Si l'on s'attache, d'une part à la "réussite" d'une telle adaptation, force est de constater que Gary Ross a fait du bon boulot. Visiblement imprégné du matériau d'origine, le réalisateur affiche un profond respect au livre (notamment dans l'humanité de Katniss, héroïne imparfaite, méfiante, manipulatrice et protectrice), tout en distillant avec malice et intelligence des "ajustements" plus que salutaires (les coulisses du jeu). S'appuyant sur l'intrigue cyniquement frontale de Hunger Games, Gary Ross s'attache à développer une authenticité brutale dans l'instrumentalisation des enfants afin de provoquer une certaine forme de malaise et d'éviter ainsi un voyeurisme gratuit.

Si, en revanche, on se détache du phénomène littéraire, on trouve dans le long-métrage un survival nerveux et efficace, dont les quelques moments de bravoure (la glaçante scène de la moisson, les coulisses d'une émission mortelle, les premiers pas dans l'arène, etc.) suffisent à insuffler au film un vent d'aventure franchement excitant. Philip Seymour Hoffman, Sam Claflin ou Amanda Plummer, qui rejoignent le second volet Hunger Games - L'embrasement, ne s'y sont d'ailleurs pas trompé.
Que demande le peuple ?

 

Le Blu-Ray

Très belle sortie dans les bacs pour Hunger Games, même si, comme souvent, on vous conseillera chaudement de porter votre choix sur la sortie Blu-Ray du film de Gary Ross. En effet, à côté d'un film impeccablement restitué, on a le loisir de se plonger dans pas moins de trois heures de - vrais - bonus. Excellente mise en bouche avec un making-of en neuf parties de près de deux heures (du travail d'adaptation à l'esthétique du long-métrage en passant par la préparation physique des acteurs et les coulisses de la post-production), suivi de séries d'interviews de fans, d'éditeurs, de critiques littéraires et cinématographiques, du réalisateur ou des techniciens, producteurs et acteurs du film.
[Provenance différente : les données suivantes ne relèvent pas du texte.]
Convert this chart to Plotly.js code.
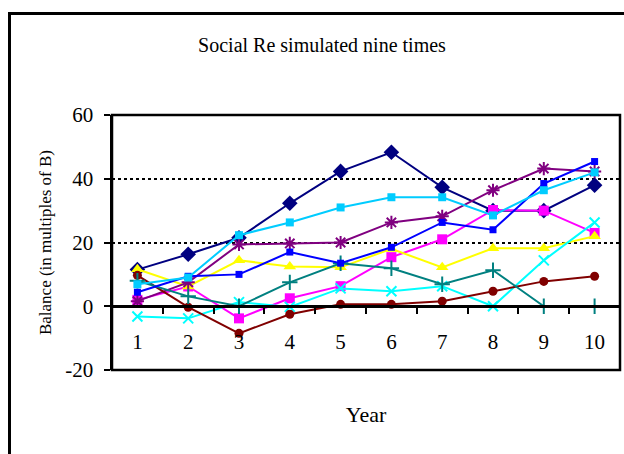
<!DOCTYPE html>
<html>
<head>
<meta charset="utf-8">
<script src="https://cdn.plot.ly/plotly-3.0.1.min.js"></script>
<style>
  html, body { margin: 0; padding: 0; background: #fff; overflow: hidden; }
  #wrap { position: relative; width: 624px; height: 454px; overflow: hidden; }
  #chart { position: absolute; left: 0; top: 0; width: 624px; height: 454px; }
  #frame { position: absolute; left: 8px; top: 12px; width: 700px; height: 600px;
           border: 3px solid #000; pointer-events: none; box-sizing: border-box; }
</style>
</head>
<body>
<div id="wrap">
  <div id="chart"></div>
  <div id="frame"></div>
</div>
<script>
const years = ['1', '2', '3', '4', '5', '6', '7', '8', '9', '10'];
const yTicks = [-20, 0, 20, 40, 60];

const run1 = [11.5, 16.3, 21.5, 32.3, 42.3, 48.3, 37.3, 30, 30, 38];
const run2 = [2, 6.2, -3.8, 2.5, 6.3, 15.4, 21, 30.2, 30, 23];
const run3 = [11.6, 6.2, 14.4, 12.5, 12.2, 18, 12.2, 18.2, 18.2, 22];
const run4 = [-3.2, -3.8, 1.3, -0.2, 5.6, 4.7, 6.3, 0, 14.4, 26.3];
const run5 = [1.6, 7.5, 19.4, 19.7, 20, 26.3, 28.2, 36.4, 43.2, 42.3];
const run6 = [9.7, -0.3, -8.5, -2.5, 0.6, 0.6, 1.6, 4.7, 7.8, 9.4];
const run7 = [8, 3.1, 0, 7.5, 13.5, 11.9, 6.9, 11.3, 0, 0];
const run8 = [4.4, 9.4, 10, 17, 13.5, 18.5, 26.3, 24, 38.5, 45.4];
const run9 = [6.9, 9, 22.3, 26.3, 31, 34.2, 34.2, 28.5, 36.4, 42];

const seriesDefs = [
  { y: run1, color: '#000080', symbol: 'diamond', size: 12, open: false },
  { y: run2, color: '#FF00FF', symbol: 'square', size: 10, open: false },
  { y: run3, color: '#FFFF00', symbol: 'triangle-up', size: 11, open: false },
  { y: run4, color: '#00FFFF', symbol: 'x-thin-open', size: 10, open: true },
  { y: run5, color: '#800080', symbol: 'asterisk-open', size: 11, open: true },
  { y: run6, color: '#800000', symbol: 'circle', size: 9, open: false },
  { y: run7, color: '#008080', symbol: 'cross-thin-open', size: 11, open: true },
  { y: run8, color: '#0000FF', symbol: 'square', size: 7, open: false },
  { y: run9, color: '#00CCFF', symbol: 'square', size: 8, open: false }
];

const traces = seriesDefs.map((s, i) => ({
  type: 'scatter',
  mode: 'lines+markers',
  name: 'Run ' + (i + 1),
  x: years,
  y: s.y,
  line: { color: s.color, width: 2 },
  marker: {
    symbol: s.symbol,
    size: s.size,
    color: s.color,
    line: { color: s.color, width: s.open ? 2 : 0 }
  },
  cliponaxis: false
}));

const serif = 'Liberation Serif, Times New Roman, serif';

const layout = {
  width: 624,
  height: 454,
  margin: { l: 112, r: 4, t: 115, b: 84 },
  paper_bgcolor: '#fff',
  plot_bgcolor: '#fff',
  showlegend: false,
  font: { family: serif, color: '#000' },
  title: {
    text: 'Social Re simulated nine times',
    font: { family: serif, size: 20, color: '#000' },
    xref: 'container', x: 0.516, xanchor: 'center',
    yref: 'container', y: 0.9, yanchor: 'middle'
  },
  xaxis: {
    type: 'category',
    range: [-0.5, 9.5],
    anchor: 'free',
    position: 0.25,
    showline: true,
    linecolor: '#000',
    linewidth: 2.5,
    ticks: 'outside',
    tickson: 'boundaries',
    ticklen: 6,
    tickwidth: 2,
    tickcolor: '#000',
    showgrid: false,
    zeroline: false,
    ticklabelstandoff: 16,
    tickfont: { family: serif, size: 21, color: '#000' },
    title: { text: 'Year', font: { family: serif, size: 22, color: '#000' }, standoff: 53 },
    fixedrange: true
  },
  yaxis: {
    range: [-20, 60],
    tickvals: yTicks,
    ticktext: yTicks.map(String),
    showline: true,
    linecolor: '#000',
    linewidth: 2.5,
    ticks: 'outside',
    ticklen: 6,
    tickwidth: 2,
    tickcolor: '#000',
    showgrid: true,
    gridcolor: '#000',
    gridwidth: 2,
    griddash: 'dot',
    zeroline: false,
    ticklabelstandoff: 6,
    tickfont: { family: serif, size: 21, color: '#000' },
    title: { text: 'Balance (in multiples of B)', font: { family: serif, size: 17, color: '#000' }, standoff: 10 },
    fixedrange: true
  },
  shapes: [
    { type: 'rect', xref: 'paper', yref: 'paper', x0: 0, x1: 1, y0: 0, y1: 1,
      line: { color: '#000', width: 2.5 }, fillcolor: 'rgba(0,0,0,0)', layer: 'above' }
  ]
};

Plotly.newPlot('chart', traces, layout, { staticPlot: true, displayModeBar: false });
</script>
</body>
</html>
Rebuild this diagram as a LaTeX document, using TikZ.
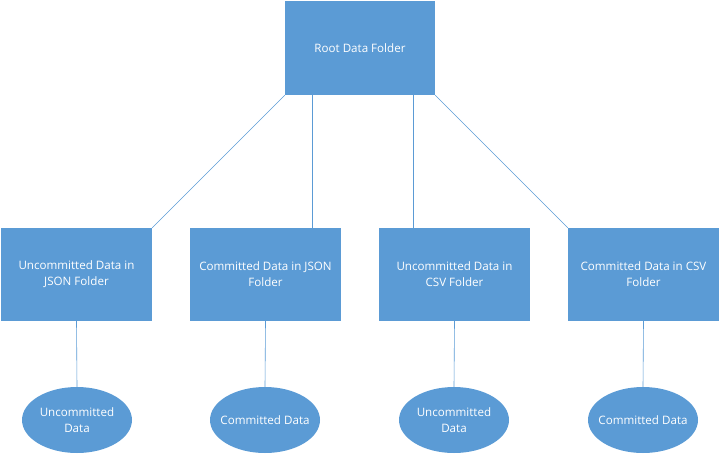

On y découvre notamment dans Suzanne Collins et le phénomène Hunger Games que l'ouvrage est tellement populaire au pays de l'Oncle Sam qu'il figure au programme des lycées. L'énorme investissement de Gary Ross, de Jennifer Lawrence ou de Donald Sutherland transparaissent également dans les documents Conversation entre Gary Ross et le critique Elvis Mitchell ou Donald Sutherland est le Président Snow.
Entre secrets de tournage et émulation à toute épreuve, difficile de résister.